Figure 4.3. Dressing with Gorilla Tape bandage

The main thing in applying a dressing is to be as clean as possible so as to avoid infection. To that end, wash your hands. If the cloth is sterile, that’s great, but if it’s not, you’re going to have to use it anyway. Find the clean part of it and use it. If time permits, boil it and let it dry before applying. Place the dressing material on the wound. If it’s a large wound, you may need to wrap the dressing around the wound. Maintain even tension to ensure that circulation is not cut off. Then secure the dressing by tying it, using tape, or with whatever improvised item you can find. For the wilderness first-aider, do what works!

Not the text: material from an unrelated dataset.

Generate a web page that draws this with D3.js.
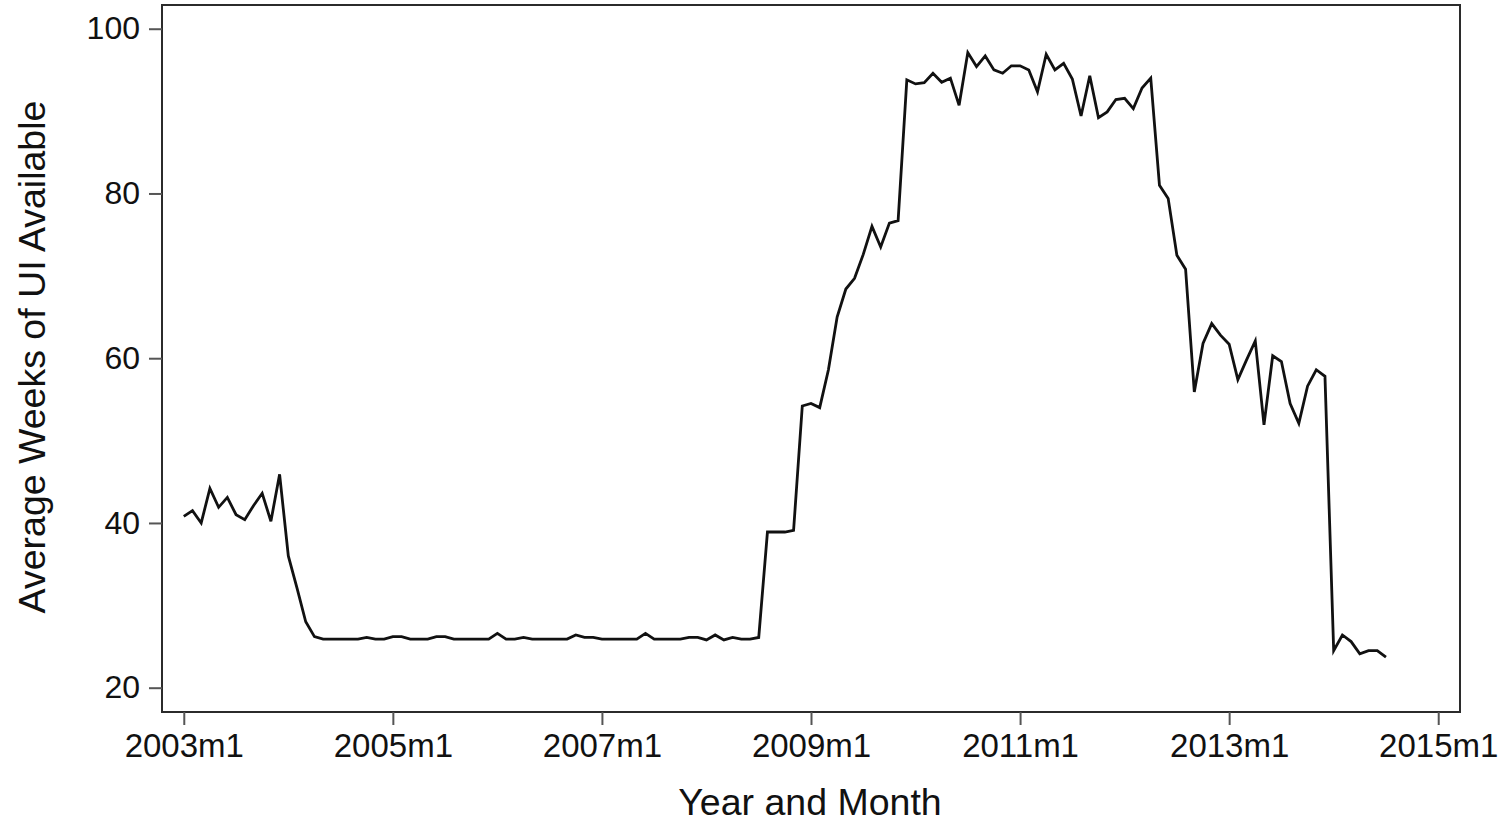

As a wound scabs over and begins to heal, it will probably cause the dressing to stick a bit. Not only can this be painful when it’s time to change the dressing, but you need to be careful not to reopen the wound. You can get the dressing off by wiping around the stuck area with a damp cloth. As in all things in this book, be gentle and mindful of your patient’s discomfort.



As far as bandages in the wild go, you’ve got a lot of options. You can use gauze, Gorilla Tape, or tear strips of cloth from a piece of clothing.

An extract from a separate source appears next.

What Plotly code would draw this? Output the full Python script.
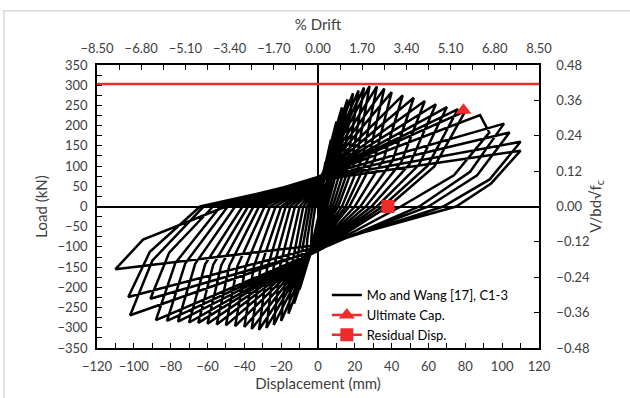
import plotly.graph_objects as go

# ---------------- data ----------------
# positive half-cycles
pos_pinch_load = [0, 20, 30, 40, 45, 50, 55, 58, 60, 62, 64, 66, 68, 70, 70, 72, 72, 73, 73, 73, 73, 70, 68, 65]
pos_amp_disp = [4, 7, 10, 13, 16, 19, 22, 25, 28, 32, 36, 40, 46, 52, 58, 64, 70, 76, 80, 93, 101, 104, 110, 110]
pos_amp_load = [110, 165, 210, 245, 265, 280, 287, 294, 298, 297, 292, 283, 275, 269, 261, 253, 246, 241, 236, 183, 205, 183, 160, 138]
pos_knee_disp = [2.8, 5, 7.2, 9.4, 11.6, 14, 16.4, 18.8, 21.2, 24.4, 27.6, 30.8, 35.6, 40.4, 45.2, 50, 54.8, 59.6, 63.2, 73.8, 82.6, 86.4, 93.2, 94]
pos_knee_load = [46, 69, 88, 103, 111, 118, 121, 123, 125, 125, 123, 119, 116, 113, 110, 106, 103, 101, 99, 77, 86, 77, 67, 57]
pos_zero_disp = [1, 2, 3, 4, 5, 6.5, 8, 9.5, 11, 13, 15, 17, 20, 23, 26, 29, 32, 35, 38, 45, 55, 60, 68, 75]
# extra peak reached before the drop in cycle 20
drop_cycle = 19
drop_peak_disp = 88
drop_peak_load = 226

# negative half-cycles
neg_pinch_load = [-30, -45, -55, -62, -68, -72, -76, -80, -84, -88, -92, -95, -98, -100, -102, -104, -106, -108, -110, -110, -108, -105, -100, -95]
neg_amp_disp = [-4, -7, -10, -13, -16, -20, -24, -28, -32, -36, -40, -45, -50, -55, -60, -65, -70, -76, -82, -88, -91, -102, -103, -110]
neg_amp_load = [-110, -160, -205, -240, -265, -283, -293, -300, -305, -303, -298, -296, -294, -292, -290, -288, -287, -285, -283, -281, -228, -269, -224, -155]
neg_knee_disp = [-3.25, -5.8, -8.35, -10.9, -13.6, -17, -20.5, -24.1, -27.6, -31.2, -34.9, -39.3, -43.7, -48.1, -52.5, -56.9, -61.3, -66.7, -72.1, -77.5, -80.8, -90, -91.3, -95]
neg_knee_load = [-55, -80, -102, -120, -132, -141, -146, -150, -152, -151, -149, -148, -147, -146, -145, -144, -143, -142, -141, -140, -114, -134, -112, -82]
neg_zero_disp = [-1.5, -3, -4.5, -6, -8, -10, -12.5, -15, -17.5, -20, -23, -26, -29, -32, -35, -38, -41, -45, -49, -53, -57, -62, -64, -50]
final_pinch_load = 60

ultimate_disp = [79]
ultimate_load = [238]
residual_disp = [38]
residual_load = [0]
limit_disp = [-120, 120]
limit_load = [303, 303]

drift_range = [-8.5, 8.5]
ratio_range = [-0.48, 0.48]

# ---------------- build hysteresis path ----------------
hx, hy = [], []
for i in range(len(pos_amp_disp)):
    hx.append(0); hy.append(pos_pinch_load[i])
    if i == drop_cycle:
        hx.append(drop_peak_disp); hy.append(drop_peak_load)
    hx += [pos_amp_disp[i], pos_knee_disp[i], pos_zero_disp[i], 0]
    hy += [pos_amp_load[i], pos_knee_load[i], 0, neg_pinch_load[i]]
    hx += [neg_amp_disp[i], neg_knee_disp[i], neg_zero_disp[i]]
    hy += [neg_amp_load[i], neg_knee_load[i], 0]
hx.append(0); hy.append(final_pinch_load)

RED = "#EE2B2B"
FONT = "Lato"
TXT = "#404040"

fig = go.Figure()
fig.add_trace(go.Scatter(x=limit_disp, y=limit_load, mode="lines",
                         line=dict(color=RED, width=2.5), showlegend=False, hoverinfo="skip"))
fig.add_trace(go.Scatter(x=hx, y=hy, mode="lines", name="Mo and Wang [17], C1-3",
                         line=dict(color="black", width=2.5)))
fig.add_trace(go.Scatter(x=ultimate_disp, y=ultimate_load, mode="lines+markers", name="Ultimate Cap.",
                         line=dict(color=RED, width=2.5),
                         marker=dict(symbol="triangle-up", size=14, color=RED)))
fig.add_trace(go.Scatter(x=residual_disp, y=residual_load, mode="lines+markers", name="Residual Disp.",
                         line=dict(color=RED, width=2.5),
                         marker=dict(symbol="square", size=13, color=RED)))
fig.add_trace(go.Scatter(x=drift_range, y=ratio_range, xaxis="x2", yaxis="y2", mode="markers",
                         marker=dict(opacity=0), showlegend=False, hoverinfo="skip"))

tickfont = dict(family=FONT, size=13, color=TXT)
axis_common = dict(showgrid=False, showline=True, linecolor="black", linewidth=1.5,
                   ticks="inside", tickcolor="black", ticklen=5, tickwidth=1.2,
                   tickfont=tickfont)
title_font = dict(family=FONT, size=15, color=TXT)

fig.update_layout(
    width=630, height=398,
    margin=dict(l=97, r=91, t=65, b=46),
    paper_bgcolor="white", plot_bgcolor="white",
    font=dict(family=FONT, color=TXT),
    xaxis=dict(range=[-120, 120], dtick=20, tick0=0, zeroline=True, zerolinecolor="black",
               zerolinewidth=2, ticklabelstandoff=6,
               minor=dict(ticks="inside", dtick=10, ticklen=5, tickcolor="black"),
               title=dict(text="Displacement (mm)", font=title_font, standoff=1),
               **axis_common),
    xaxis2=dict(range=[-8.5, 8.5], dtick=1.7, tick0=0, tickformat=".2f", overlaying="x", side="top",
                anchor="y", zeroline=False, ticklabelstandoff=5,
                minor=dict(ticks="inside", dtick=0.85, ticklen=5, tickcolor="black"),
                title=dict(text="% Drift", font=title_font, standoff=6),
                **axis_common),
    yaxis=dict(range=[-350, 350], dtick=50, tick0=0, zeroline=True, zerolinecolor="black",
               zerolinewidth=2, ticklabelstandoff=5,
               minor=dict(ticks="inside", dtick=25, ticklen=5, tickcolor="black"),
               title=dict(text="Load (kN)", font=title_font, standoff=6),
               **axis_common),
    yaxis2=dict(range=[-0.48, 0.48], dtick=0.12, tick0=0, tickformat=".2f", overlaying="y",
                side="right", anchor="x", zeroline=False, ticklabelstandoff=13,
                title=dict(text="V/bd√f<sub>c</sub>", font=title_font, standoff=1),
                **axis_common),
    legend=dict(x=0.52, y=0.24, xanchor="left", yanchor="top", bgcolor="rgba(255,255,255,0)",
                font=dict(family=FONT, size=13, color="black"), tracegroupgap=0, itemwidth=30),
    shapes=[dict(type="rect", xref="paper", yref="paper", x0=-0.2104, x1=2, y0=-1, y1=1.1916,
                 line=dict(color="#D9D9D9", width=1.5), fillcolor="rgba(0,0,0,0)", layer="below")],
    showlegend=True,
)

fig.write_html("out.html")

You may need to dress and bandage a wound that has an open fracture (the bone is sticking out) or with embedded debris that cannot be immediately removed (such as glass or gravel that is not on the surface). In these cases, you will need to apply a no-pressure bandage so as not to cause the injured person additional pain. Use your bandaging material for this. Twist the bandaging material to create a rope-like effect. Shape this into a circle and place the center of the circle over the area you’re trying to protect. Then gently secure the material in place.


If you have applied a bandage correctly, the bleeding should be stopped (or slowed) and the wound protected. If you’ve applied the bandage too tightly, it can restrict circulation and cause tissue damage. If there is a blue tinge in the nail beds, a feeling of coldness, or an inability to move the hand or foot below the bandaged wound, it is a sign of a too-tight bandage. So is pale skin around the bandage, a tingling feeling or loss of sensation near the bandaged area, or pain around the bandaged area that isn’t because of the wound. If any of these things occur, it’s best to rebandage the wound.


Earlier today, you gashed yourself with a knife while preparing a nice, hot campfire meal. You cleaned and bandaged it, using a good amount of pressure because the wound kept wanting to bleed. Now your hand feels a little cold and it’s tingling. It’s too dark to tell if it has changed color. What should you do?


A cold sensation and tingling are signs you’ve bandaged your cut too tightly. If you could see it better, you’d probably notice your fingernail beds were turning a little blue and your skin had turned paler. Remove the bandage and try again.